The one holdover from that game in 1999 could be the difference-maker tonight. Harvey was a freshman reserve on the 1998-99 team, deploying his trademark running floater during a first-half Harvard spurt that helped lift the Crimson to victory. After taking a year off before his sophomore campaign, he’s been one of the league’s most prolific scorers. Despite being slowed by a foot injury and the massive attention paid to him by most opposing defenses, he’s looked more like his First Team All-Ivy self in recent games. He’s led Harvard’s point production in three of its last four contests and exploded for 27 in the Crimson’s most recent win at Dartmouth.

As for Princeton, one season after the Crimson’s overtime thriller, Carmody was gone, bolting Princeton for a head coaching position at Northwestern. When he left, Princeton’s hotshot freshman Spencer Gloger followed suit, transferring to UCLA.

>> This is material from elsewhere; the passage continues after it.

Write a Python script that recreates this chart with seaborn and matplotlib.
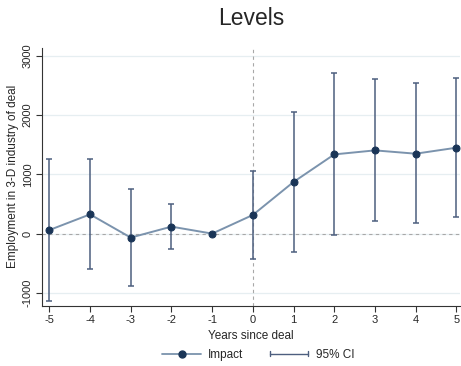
import numpy as np
import pandas as pd
import seaborn as sns
import matplotlib
matplotlib.use("Agg")
import matplotlib.pyplot as plt
from matplotlib.legend_handler import HandlerBase
from matplotlib.lines import Line2D

# Event-study estimates: employment effect by years since deal
years = [-5, -4, -3, -2, -1, 0, 1, 2, 3, 4, 5]
impact = [60, 325, -67, 118, 0, 315, 872, 1337, 1405, 1349, 1450]
ci_low = [-1130, -596, -882, -253, np.nan, -427, -304, -22, 207, 180, 282]
ci_high = [1253, 1253, 759, 494, np.nan, 1057, 2057, 2703, 2609, 2541, 2631]
y_ticks = [-1000, 0, 1000, 2000, 3000]

df = pd.DataFrame({"year": years, "impact": impact, "lo": ci_low, "hi": ci_high})

sns.set_theme(style="white")
plt.rcParams["font.family"] = ["Liberation Sans", "DejaVu Sans"]

line_col = "#7b93ad"
marker_col = "#1a3557"
ci_col = "#4d5f7f"
grid_col = "#e6eef1"

fig = plt.figure(figsize=(4.61, 3.66), dpi=100)
ax = fig.add_axes([0.092, 0.165, 0.905, 0.705])

for yv in y_ticks:
    ax.axhline(yv, color=grid_col, lw=0.9, zorder=0)
ax.axhline(0, color="#a8a8a8", lw=0.8, ls=(0, (3, 3)), zorder=1)
ax.axvline(0, color="#a8a8a8", lw=0.8, ls=(0, (3, 3)), zorder=1)

ci = df.dropna()
ax.errorbar(ci["year"], (ci["lo"] + ci["hi"]) / 2,
            yerr=(ci["hi"] - ci["lo"]) / 2, fmt="none",
            ecolor=ci_col, elinewidth=1.1, capsize=2.2, capthick=1.1, zorder=2)

sns.lineplot(data=df, x="year", y="impact", ax=ax, color=line_col, lw=1.4,
             marker="o", markersize=5, markerfacecolor=marker_col,
             markeredgecolor=marker_col, zorder=3)

ax.set_xlim(-5.17, 5.08)
ax.set_ylim(-1215, 3140)
ax.set_xticks(years)
ax.set_xticklabels([str(v) for v in years])
ax.set_yticks(y_ticks)
ax.set_yticklabels([str(v) for v in y_ticks], rotation=90, va="center")
ax.tick_params(axis="both", direction="out", length=4, width=0.8,
               color="#333333", labelsize=8, pad=3, bottom=True, left=True)
for s in ["top", "right"]:
    ax.spines[s].set_visible(False)
for s in ["left", "bottom"]:
    ax.spines[s].set_color("#333333")
    ax.spines[s].set_linewidth(0.8)

ax.set_xlabel("Years since deal", fontsize=8.5, labelpad=3.5)
ax.set_ylabel("Employment in 3-D industry of deal", fontsize=8.5, labelpad=3)
fig.text(0.545, 0.95, "Levels", fontsize=16.5, ha="center", va="center")


class CIHandler(HandlerBase):
    def create_artists(self, legend, orig_handle, xdescent, ydescent,
                       width, height, fontsize, trans):
        y = height / 2 - ydescent
        x0, x1 = -xdescent, width - xdescent
        h = height * 0.3
        arts = [
            Line2D([x0, x1], [y, y], color=ci_col, lw=1.0),
            Line2D([x0, x0], [y - h, y + h], color=ci_col, lw=1.0),
            Line2D([x1, x1], [y - h, y + h], color=ci_col, lw=1.0),
        ]
        for a in arts:
            a.set_transform(trans)
        return arts


impact_handle = Line2D([], [], color=line_col, lw=1.3, marker="o",
                       markersize=5, markerfacecolor=marker_col,
                       markeredgecolor=marker_col)
ci_handle = Line2D([], [])
fig.legend([impact_handle, ci_handle], ["Impact", "95% CI"],
           handler_map={ci_handle: CIHandler()},
           loc="center", bbox_to_anchor=(0.56, 0.03), ncol=2,
           frameon=False, fontsize=8.5, handlelength=3.3,
           columnspacing=2.2, handletextpad=0.6)

fig.savefig("out.png", dpi=100)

In 2003, Carmody’s still a memory but Gloger’s back, having transferred back last year. The 6’7 forward leads the team with 17.3 ppg and his presence helped soften the blow of another crushing injury to forward Andre Logan.

Stopping Gloger will be a chore, but in its win over the Tigers on Jan. 3, Holy Cross showed that it may be all that’s needed to quiet Princeton, having held Gloger to only 10 points. If Harvard can repeat that feat, tonight’s drama could be the opening act of an epic tale—a tale that’s been four years in the making.